You may even want to hire someone who is excellent at Facebook Ads or Google Adwords to optimize your content.
Before you advertise any content, you need to make sure that it leads to something.
This is where the goals we discussed in the pre-work section and the connected articles we talked about in the before posting work section come in handy. If you don't have a goal for the content, you can't effectively advertise it. You also want all of your work to be connected to some other action (like content to keep reading or an email list to sign up for).
When you are confident that you have all the pieces in place, you can put advertising dollars behind the content.
Make sure that you have a Facebook Pixel installed on your webpage. This will help you create an audience of people who have previously visited your page, for Facebook to target in the future. This will save you a lot of money on Facebook advertisements because your audience will likely care more about your ads.
HootSuite has an excellent explanation for the Facebook Pixel that you should check out.
Keep Analyzing It For Future Ways To Update It
Once you have your content up for a while, you can continue to keep analyzing it for ways to make it better.
Part of your routine should be updating, adding, and perfecting the content you have already put up to keep it current.
Find spelling/grammar errors
Add new related reading/content
Share new content upgrades
Make sure links still work
Find new sources
You want your content to stay fresh and relevant for your readers. You can easily do this by keeping your old content as up to date as possible.
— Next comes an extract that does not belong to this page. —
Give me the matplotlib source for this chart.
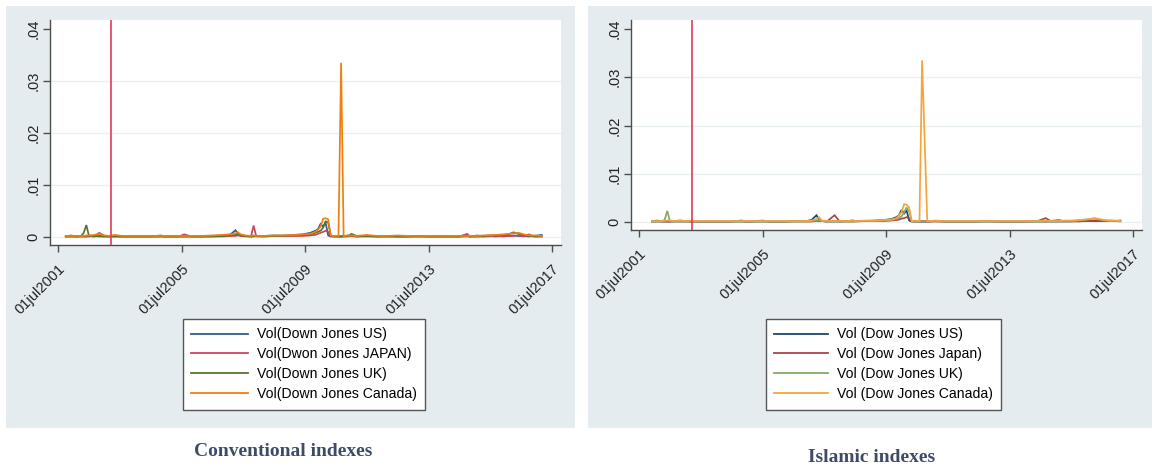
import matplotlib
matplotlib.use("Agg")
import matplotlib.pyplot as plt
import matplotlib.dates as mdates
import pandas as pd
from matplotlib.patches import Rectangle

plt.rcParams['font.family'] = ['Liberation Sans', 'DejaVu Sans']

# Volatility values are stored in units of 1e-4
SCALE = 1e-4

conv_dates = [
    "2001-10", "2001-12", "2002-02", "2002-04", "2002-05", "2002-06", "2002-07", "2002-09",
    "2002-11", "2003-01", "2003-03", "2003-05", "2003-08", "2003-11", "2004-03", "2004-07",
    "2004-11", "2004-12", "2005-02", "2005-06", "2005-08", "2005-11", "2006-03", "2006-07",
    "2006-11", "2007-02", "2007-04", "2007-05", "2007-06", "2007-08", "2007-10", "2007-11",
    "2007-12", "2008-03", "2008-07", "2008-11", "2009-03", "2009-06", "2009-09", "2009-11",
    "2009-12", "2010-01", "2010-02", "2010-03", "2010-04", "2010-05", "2010-06", "2010-07",
    "2010-08", "2010-09", "2010-10", "2010-12", "2011-01", "2011-03", "2011-07", "2011-11",
    "2012-03", "2012-07", "2012-11", "2013-03", "2013-07", "2013-11", "2014-03", "2014-07",
    "2014-10", "2014-11", "2015-02", "2015-04", "2015-06", "2015-09", "2015-12", "2016-02",
    "2016-04", "2016-06", "2016-08", "2016-10", "2016-12", "2017-03",
]
conv_us = [
    1, 1, 1, 1, 1, 1, 1, 2, 1, 1, 1, 1, 1, 1, 1, 1, 1, 1, 1, 1, 1, 1, 1, 2,
    3, 5, 13, 6, 3, 2, 1, 1, 2, 2, 3, 2, 4, 5, 8, 12, 15, 25, 20, 28, 3, 1,
    1, 1, 1, 1, 1, 2, 2, 1, 2, 1, 1, 1, 1, 1, 1, 1, 1, 1, 2, 1, 1, 1, 2, 1,
    2, 2, 3, 2, 2, 1, 2, 4,
]
conv_japan = [
    1, 3, 1, 1, 1, 1, 2, 1, 8, 2, 1, 2, 1, 1, 1, 1, 3, 1, 1, 1, 5, 1, 1, 1,
    1, 2, 2, 3, 2, 1, 1, 22, 2, 1, 2, 2, 2, 2, 3, 4, 6, 8, 10, 12, 10, 2,
    1, 1, 1, 1, 1, 1, 2, 1, 1, 1, 2, 1, 1, 2, 1, 1, 1, 1, 6, 1, 3, 1, 1, 2,
    1, 2, 2, 3, 1, 5, 1, 1,
]
conv_uk = [
    1, 1, 1, 2, 8, 23, 3, 1, 2, 1, 1, 1, 1, 1, 1, 1, 1, 1, 1, 1, 1, 1, 1, 1,
    2, 3, 4, 5, 3, 2, 1, 2, 1, 1, 2, 3, 3, 4, 5, 8, 10, 12, 18, 30, 28, 3,
    2, 1, 1, 1, 2, 3, 6, 2, 2, 1, 1, 1, 1, 1, 1, 1, 1, 1, 1, 1, 1, 2, 3, 3,
    4, 5, 9, 6, 4, 2, 1, 1,
]
conv_canada = [
    2, 2, 2, 2, 2, 3, 3, 4, 6, 3, 2, 4, 2, 2, 2, 2, 2, 2, 2, 2, 2, 2, 2, 3,
    4, 5, 7, 9, 5, 3, 2, 3, 2, 2, 3, 3, 4, 5, 6, 10, 14, 20, 35, 36, 34, 3,
    2, 2, 2, 335, 2, 3, 3, 2, 4, 2, 2, 3, 2, 2, 2, 2, 2, 2, 2, 2, 2, 3, 3, 4,
    5, 6, 7, 8, 5, 3, 3, 2,
]

isl_dates = [
    "2001-12", "2002-02", "2002-04", "2002-05", "2002-06", "2002-07", "2002-09", "2002-11",
    "2003-01", "2003-03", "2003-05", "2003-08", "2003-11", "2004-03", "2004-07", "2004-11",
    "2004-12", "2005-03", "2005-07", "2005-09", "2005-12", "2006-04", "2006-08", "2006-12",
    "2007-02", "2007-04", "2007-05", "2007-06", "2007-08", "2007-11", "2008-01", "2008-04",
    "2008-06", "2008-07", "2008-11", "2009-03", "2009-06", "2009-09", "2009-11", "2009-12",
    "2010-01", "2010-02", "2010-03", "2010-04", "2010-05", "2010-06", "2010-07", "2010-08",
    "2010-09", "2010-11", "2010-12", "2011-02", "2011-06", "2011-10", "2012-02", "2012-06",
    "2012-10", "2013-02", "2013-06", "2013-10", "2014-02", "2014-06", "2014-09", "2014-11",
    "2015-02", "2015-04", "2015-07", "2015-10", "2015-12", "2016-02", "2016-04", "2016-06",
    "2016-08", "2016-10", "2016-12", "2017-02",
]
isl_us = [
    1, 1, 1, 1, 1, 1, 1, 1, 1, 1, 1, 1, 1, 1, 1, 1, 1, 1, 1, 1, 1, 1, 2, 2,
    4, 14, 4, 2, 1, 1, 1, 2, 3, 2, 2, 3, 4, 6, 10, 14, 25, 18, 24, 3, 1, 1,
    1, 1, 1, 1, 1, 2, 1, 1, 1, 1, 1, 1, 1, 1, 1, 1, 1, 1, 1, 1, 1, 2, 2, 2,
    2, 2, 2, 2, 2, 3,
]
isl_japan = [
    2, 3, 1, 1, 1, 1, 2, 3, 2, 1, 1, 1, 1, 1, 1, 3, 1, 1, 3, 1, 1, 1, 1, 1,
    1, 2, 2, 2, 1, 14, 1, 1, 1, 1, 2, 2, 2, 3, 4, 5, 7, 8, 10, 8, 2, 1,
    1, 1, 1, 1, 1, 1, 1, 1, 1, 1, 2, 1, 1, 1, 1, 2, 8, 2, 4, 2, 2, 1, 2, 2,
    3, 2, 2, 3, 2, 2,
]
isl_uk = [
    1, 1, 1, 5, 23, 2, 1, 1, 1, 1, 1, 1, 1, 1, 1, 1, 1, 1, 1, 1, 1, 1, 1, 1,
    2, 3, 4, 2, 1, 1, 1, 1, 1, 2, 2, 2, 3, 4, 6, 8, 12, 20, 30, 22, 2, 1,
    1, 1, 1, 2, 1, 2, 1, 1, 1, 1, 1, 1, 1, 1, 1, 1, 1, 1, 1, 2, 2, 3, 4, 6,
    7, 5, 3, 2, 2, 1,
]
isl_canada = [
    2, 2, 2, 2, 3, 3, 2, 3, 2, 3, 2, 2, 2, 2, 2, 2, 2, 2, 2, 2, 2, 2, 2, 2,
    3, 6, 10, 3, 2, 2, 2, 2, 3, 2, 3, 3, 4, 5, 8, 14, 20, 37, 36, 30, 2, 2,
    2, 2, 335, 2, 2, 3, 2, 2, 2, 2, 2, 2, 2, 2, 2, 2, 3, 2, 2, 3, 3, 4, 5, 6,
    8, 6, 4, 3, 3, 2,
]

conv_labels = ["Vol(Down Jones US)", "Vol(Dwon Jones JAPAN)",
               "Vol(Down Jones UK)", "Vol(Down Jones Canada)"]
isl_labels = ["Vol (Dow Jones US)", "Vol (Dow Jones Japan)",
              "Vol (Dow Jones UK)", "Vol (Dow Jones Canada)"]

event_date = "2003-03-20"
tick_dates = ["2001-07-01", "2005-07-01", "2009-07-01", "2013-07-01", "2017-07-01"]
tick_labels = ["01jul2001", "01jul2005", "01jul2009", "01jul2013", "01jul2017"]
y_ticks = [0, 0.01, 0.02, 0.03, 0.04]
y_labels = ["0", ".01", ".02", ".03", ".04"]

conv_colors = ["#2f5c8c", "#c8465c", "#55752f", "#f07f10"]
isl_colors = ["#1a476f", "#a8454a", "#86a866", "#f8a43c"]

W, H = 1156, 466
BG = "#e5ecef"
GRID = "#e9f0f2"
AXIS = "#4d4d4d"


def fx(px):
    return px / W


def fy(py):
    return 1 - py / H


fig = plt.figure(figsize=(W / 100, H / 100), dpi=100)
fig.patch.set_facecolor("white")


def panel(bg_box, ax_box, ylim, dates, series, colors, labels, leg_xy,
          handlelen, caption, cap_xy):
    x0, y0, x1, y1 = bg_box
    fig.patches.append(Rectangle((fx(x0), fy(y1)), fx(x1 - x0), (y1 - y0) / H,
                                 transform=fig.transFigure, facecolor=BG,
                                 edgecolor="none", zorder=-10))
    a0, b0, a1, b1 = ax_box
    ax = fig.add_axes([fx(a0), fy(b1), fx(a1 - a0), (b1 - b0) / H])
    ax.set_zorder(2)
    ax.set_facecolor("white")
    t = pd.to_datetime(dates, format="%Y-%m")
    handles = []
    for vals, c, lab in zip(series, colors, labels):
        h, = ax.plot(t, [v * SCALE for v in vals], color=c, lw=1.25, label=lab,
                     zorder=3, solid_joinstyle="miter")
        handles.append(h)
    ax.axvline(pd.Timestamp(event_date), color="#e33a5c", lw=1.2, zorder=4)
    for yv in y_ticks[:-1]:
        ax.axhline(yv, color=GRID, lw=1.0, zorder=1)

    # date axis: 2001-07-01 sits 8 px right of the left edge
    t0 = mdates.date2num(pd.Timestamp(tick_dates[0]))
    t1 = mdates.date2num(pd.Timestamp(tick_dates[-1]))
    dpp = (t1 - t0) / 494.0
    ax.set_xlim(t0 - 8 * dpp, t1 + 9 * dpp)
    ax.set_ylim(*ylim)

    ax.set_xticks([mdates.date2num(pd.Timestamp(d)) for d in tick_dates])
    ax.set_xticklabels(tick_labels, rotation=45, ha="right", va="top",
                       rotation_mode="anchor", fontsize=10.5, color="#222222")
    ax.set_yticks(y_ticks)
    ax.set_yticklabels(y_labels, rotation=90, va="center", fontsize=10.5,
                       color="#222222")
    ax.tick_params(axis="both", length=5, width=1, color=AXIS)
    ax.tick_params(axis="y", pad=2)
    ax.tick_params(axis="x", pad=7)
    for s in ("top", "right"):
        ax.spines[s].set_visible(False)
    for s in ("left", "bottom"):
        ax.spines[s].set_color(AXIS)
        ax.spines[s].set_linewidth(1.0)

    leg = fig.legend(handles=handles, loc="upper left",
                     bbox_to_anchor=(fx(leg_xy[0]), fy(leg_xy[1])),
                     bbox_transform=fig.transFigure, borderaxespad=0,
                     fontsize=10.1, frameon=True, fancybox=False,
                     framealpha=1, edgecolor="#555555", facecolor="white",
                     handlelength=handlelen, handletextpad=0.65,
                     labelspacing=0.42, borderpad=0.6)
    leg.set_zorder(5)
    leg.get_frame().set_linewidth(1.0)
    for ln in leg.get_lines():
        ln.set_linewidth(1.3)

    fig.text(fx(cap_xy[0]), fy(cap_xy[1]), caption, ha="center", va="center",
             fontsize=14, fontweight="bold", color="#3d4b69",
             family=["Liberation Serif", "DejaVu Serif"])
    return ax


panel((6, 6, 575, 428), (50, 20, 561, 245), (-0.00154, 0.04173),
      conv_dates, [conv_us, conv_japan, conv_uk, conv_canada],
      conv_colors, conv_labels, (183, 319), 4.0,
      "Conventional indexes", (283, 452))

panel((588, 6, 1152, 428), (631, 20, 1142, 230), (-0.00166, 0.04187),
      isl_dates, [isl_us, isl_japan, isl_uk, isl_canada],
      isl_colors, isl_labels, (766, 319), 3.8,
      "Islamic indexes", (872, 457))

fig.savefig("out.png", dpi=100, facecolor="white")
Every quarter, you should make it your mission to check out past content and update anything that you can.
You Are Ready To Utilize Freelance Content
With all of this in mind, you are finally ready to utilize the content that your freelancers create for your brand.
Take some time today to update your freelancer content strategy.
Are you doing all the work necessary to use your freelance content effectively?
If you aren't, now is the time to update your content strategy so you can effectively use the content you pay for.
I hope you found this post helpful as you build your content archive.